### What you are asked to do
Begin with the first line below and retype each line exactly through the line containing "plt.rcParams['mathtext.rm'] = 'Liberation". Any pictures are to be left out.

### Data lines
↓

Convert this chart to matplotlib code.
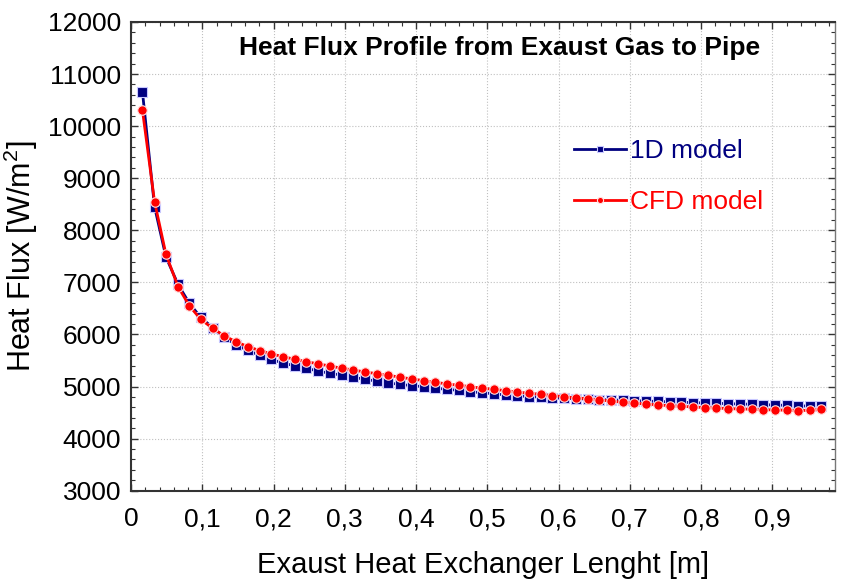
import numpy as np
import matplotlib
matplotlib.use('Agg')
import matplotlib.pyplot as plt
from matplotlib.ticker import MultipleLocator

plt.rcParams['font.family'] = ['Liberation Sans', 'DejaVu Sans']
plt.rcParams['mathtext.fontset'] = 'custom'
plt.rcParams['mathtext.rm'] = 'Liberation Sans'

# x positions of the nodes [m]
length = [0.016, 0.033, 0.049, 0.066, 0.082, 0.098, 0.115, 0.131, 0.148, 0.164,
          0.181, 0.197, 0.213, 0.230, 0.246, 0.263, 0.279, 0.296, 0.312, 0.328,
          0.345, 0.361, 0.378, 0.394, 0.411, 0.427, 0.443, 0.460, 0.476, 0.493,
          0.509, 0.526, 0.542, 0.558, 0.575, 0.591, 0.608, 0.624, 0.641, 0.657,
          0.673, 0.690, 0.706, 0.723, 0.739, 0.756, 0.772, 0.789, 0.805, 0.821,
          0.838, 0.854, 0.871, 0.887, 0.904, 0.920, 0.936, 0.953, 0.969]

flux_1d = [10662, 8454, 7488, 6960, 6595, 6326, 6125, 5948, 5798, 5693,
           5597, 5520, 5453, 5395, 5351, 5295, 5255, 5219, 5178, 5140,
           5103, 5069, 5040, 5017, 4996, 4967, 4948, 4925, 4900, 4881,
           4861, 4838, 4823, 4808, 4796, 4783, 4775, 4767, 4760, 4750,
           4744, 4737, 4729, 4721, 4714, 4706, 4698, 4692, 4685, 4679,
           4671, 4666, 4660, 4652, 4646, 4639, 4631, 4623, 4618]

flux_cfd = [10310, 8550, 7540, 6918, 6547, 6288, 6115, 5971, 5856, 5766,
            5689, 5626, 5574, 5524, 5478, 5434, 5395, 5351, 5318, 5280,
            5247, 5217, 5178, 5146, 5113, 5083, 5050, 5025, 4998, 4967,
            4948, 4921, 4896, 4871, 4852, 4825, 4806, 4781, 4767, 4742,
            4723, 4698, 4679, 4666, 4646, 4633, 4621, 4608, 4595, 4589,
            4575, 4570, 4564, 4556, 4550, 4545, 4537, 4545, 4564]

xticks = [0, 0.1, 0.2, 0.3, 0.4, 0.5, 0.6, 0.7, 0.8, 0.9]
xtick_labels = ['0', '0,1', '0,2', '0,3', '0,4', '0,5', '0,6', '0,7', '0,8', '0,9']
yticks = [3000, 4000, 5000, 6000, 7000, 8000, 9000, 10000, 11000, 12000]

fig = plt.figure(figsize=(8.41, 5.85), dpi=100)
ax = fig.add_axes([0.1558, 0.1612, 0.8371, 0.8012])

ax.plot(length, flux_1d, color='#000080', lw=2, marker='s', ms=7.2,
        mfc='#000080', mec='#c8c8ff', mew=0.8, label='1D model', zorder=3)
ax.plot(length, flux_cfd, color='#ff0000', lw=2, marker='o', ms=6.8,
        mfc='#ff0000', mec='#ffe0e0', mew=0.8, label='CFD model', zorder=4)

ax.set_xlim(0, 0.988)
ax.set_ylim(3000, 12000)
ax.set_xticks(xticks)
ax.set_xticklabels(xtick_labels)
ax.set_yticks(yticks)
ax.xaxis.set_minor_locator(MultipleLocator(0.02))
ax.yaxis.set_minor_locator(MultipleLocator(200))
ax.tick_params(which='both', direction='in', top=True, right=True,
               labelsize=19, color='#333333')
ax.tick_params(which='major', length=5, width=1)
ax.tick_params(which='minor', length=3, width=0.8)
ax.tick_params(axis='x', pad=12)
ax.tick_params(axis='y', pad=7)
ax.grid(True, which='major', linestyle=':', color='#c0c0c0', lw=0.8)

for side in ['left', 'bottom', 'top']:
    ax.spines[side].set_linewidth(1.5)
    ax.spines[side].set_color('#333333')
ax.spines['right'].set_linewidth(1.0)
ax.spines['right'].set_color('#777777')

ax.set_xlabel('Exaust Heat Exchanger Lenght [m]', fontsize=21, labelpad=14)
ax.set_ylabel('Heat Flux [W/m$^\\mathregular{2}$]', fontsize=22, labelpad=6)
ax.text(0.524, 0.9445, 'Heat Flux Profile from Exaust Gas to Pipe',
        transform=ax.transAxes, ha='center', va='center',
        fontsize=19, fontweight='bold')

leg = ax.legend(loc='center left', bbox_to_anchor=(0.61, 0.67), frameon=False,
                fontsize=19, handlelength=2.0, handletextpad=0.15,
                labelspacing=1.0, markerscale=0.65, borderpad=0)
for txt, c in zip(leg.get_texts(), ['#000080', '#ff0000']):
    txt.set_color(c)

plt.savefig('out.png', dpi=100)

↑

### Full solution
Convert this chart to matplotlib code.
import numpy as np
import matplotlib
matplotlib.use('Agg')
import matplotlib.pyplot as plt
from matplotlib.ticker import MultipleLocator

plt.rcParams['font.family'] = ['Liberation Sans', 'DejaVu Sans']
plt.rcParams['mathtext.fontset'] = 'custom'
plt.rcParams['mathtext.rm'] = 'Liberation Sans'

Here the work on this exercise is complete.